Unfortunately, I don't have any first-hand experience with flazasulfuron so it's tough to know exactly what to expect. I do recall seeing research presentations at a Western Society of Weed Science meeting a few years ago and being impressed with the nutsedge and grass control data that I saw and hoping that we'd be able to evaluate it here eventually. Because flazasulfuron is also registered as Katanain some turf situations (other states and countries), I'd imagine it has some pretty specific grasses that it either works on or doesn't work at all.
The only UC weed scientist that has seen it it grapes (as far as I know) is Kurt Hembree (UCCE Weed Science Advisor in Fresno County). Kurt indicated that he hadn't seen flazasulfuron on a wide spectrum of weeds but that it did a good job on barnyardgrass, pigweeds, and fleabane and a few others. So, it sure sounds promising!
Absent any first-hand information, I'll share some info from the label.
- "Mission is a selective herbicide for preemergence and postemergence control of certain broadleaf weeds and grasses in grapes"
- "absorbed through the root and foliage of plants"

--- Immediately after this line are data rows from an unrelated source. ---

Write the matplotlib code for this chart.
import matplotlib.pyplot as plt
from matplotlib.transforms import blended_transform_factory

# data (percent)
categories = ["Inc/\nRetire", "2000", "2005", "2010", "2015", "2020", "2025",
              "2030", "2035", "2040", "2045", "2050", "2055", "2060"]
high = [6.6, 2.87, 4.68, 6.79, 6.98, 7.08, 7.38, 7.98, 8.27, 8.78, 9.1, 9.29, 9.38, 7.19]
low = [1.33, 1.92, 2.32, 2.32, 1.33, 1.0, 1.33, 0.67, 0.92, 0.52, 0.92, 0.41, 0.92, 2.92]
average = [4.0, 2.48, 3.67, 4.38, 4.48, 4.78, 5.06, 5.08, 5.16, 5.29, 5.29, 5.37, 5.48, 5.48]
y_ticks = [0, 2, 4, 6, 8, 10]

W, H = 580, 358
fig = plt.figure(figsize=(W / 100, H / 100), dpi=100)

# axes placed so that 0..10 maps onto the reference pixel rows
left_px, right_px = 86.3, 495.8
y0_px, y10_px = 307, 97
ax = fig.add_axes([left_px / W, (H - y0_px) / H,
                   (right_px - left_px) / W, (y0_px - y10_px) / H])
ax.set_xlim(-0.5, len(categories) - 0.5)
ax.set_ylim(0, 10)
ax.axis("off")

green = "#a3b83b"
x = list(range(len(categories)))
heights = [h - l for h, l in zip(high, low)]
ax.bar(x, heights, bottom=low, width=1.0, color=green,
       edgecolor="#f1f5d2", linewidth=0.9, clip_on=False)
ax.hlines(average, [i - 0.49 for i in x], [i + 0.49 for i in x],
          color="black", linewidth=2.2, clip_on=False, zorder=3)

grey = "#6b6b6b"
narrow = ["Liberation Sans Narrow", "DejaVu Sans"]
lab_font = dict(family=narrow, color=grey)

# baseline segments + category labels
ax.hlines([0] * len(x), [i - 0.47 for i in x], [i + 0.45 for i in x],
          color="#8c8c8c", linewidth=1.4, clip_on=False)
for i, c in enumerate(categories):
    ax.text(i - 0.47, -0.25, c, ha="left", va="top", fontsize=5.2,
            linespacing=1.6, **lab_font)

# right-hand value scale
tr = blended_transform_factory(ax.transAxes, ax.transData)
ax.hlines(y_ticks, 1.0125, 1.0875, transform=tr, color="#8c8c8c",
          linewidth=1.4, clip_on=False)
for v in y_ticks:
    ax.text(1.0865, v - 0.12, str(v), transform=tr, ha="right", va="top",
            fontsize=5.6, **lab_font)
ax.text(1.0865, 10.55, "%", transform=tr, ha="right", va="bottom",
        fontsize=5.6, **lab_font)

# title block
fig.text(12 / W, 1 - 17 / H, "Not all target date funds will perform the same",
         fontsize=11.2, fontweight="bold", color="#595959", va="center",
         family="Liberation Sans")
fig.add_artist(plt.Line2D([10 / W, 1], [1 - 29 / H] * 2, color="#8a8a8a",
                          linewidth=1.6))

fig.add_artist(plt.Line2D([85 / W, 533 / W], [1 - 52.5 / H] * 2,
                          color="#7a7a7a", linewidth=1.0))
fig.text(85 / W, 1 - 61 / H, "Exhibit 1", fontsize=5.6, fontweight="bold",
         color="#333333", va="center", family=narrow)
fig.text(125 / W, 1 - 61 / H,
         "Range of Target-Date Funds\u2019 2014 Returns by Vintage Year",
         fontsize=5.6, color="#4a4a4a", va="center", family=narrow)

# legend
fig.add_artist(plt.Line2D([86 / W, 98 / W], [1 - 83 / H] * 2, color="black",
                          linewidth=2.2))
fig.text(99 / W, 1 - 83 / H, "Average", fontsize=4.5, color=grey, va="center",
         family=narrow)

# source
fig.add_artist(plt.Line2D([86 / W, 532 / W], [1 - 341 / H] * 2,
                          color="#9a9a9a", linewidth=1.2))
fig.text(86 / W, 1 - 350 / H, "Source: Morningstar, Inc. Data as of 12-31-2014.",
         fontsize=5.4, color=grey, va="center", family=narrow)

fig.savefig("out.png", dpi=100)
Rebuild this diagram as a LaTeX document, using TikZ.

- application rates of 2.14 to 2.85 oz product per acre
- the weeds controlled list has quite a few grasses and broadleaves as well as yellow nutsedge that may be important to some vineyardists.
I'll also attach the label and a marketing flyer at the bottom of the post. I'm looking forward to seeing (and hearing) how this new herbicide performs in California vineyards over the next few years in comparison to the current standard herbicide programs.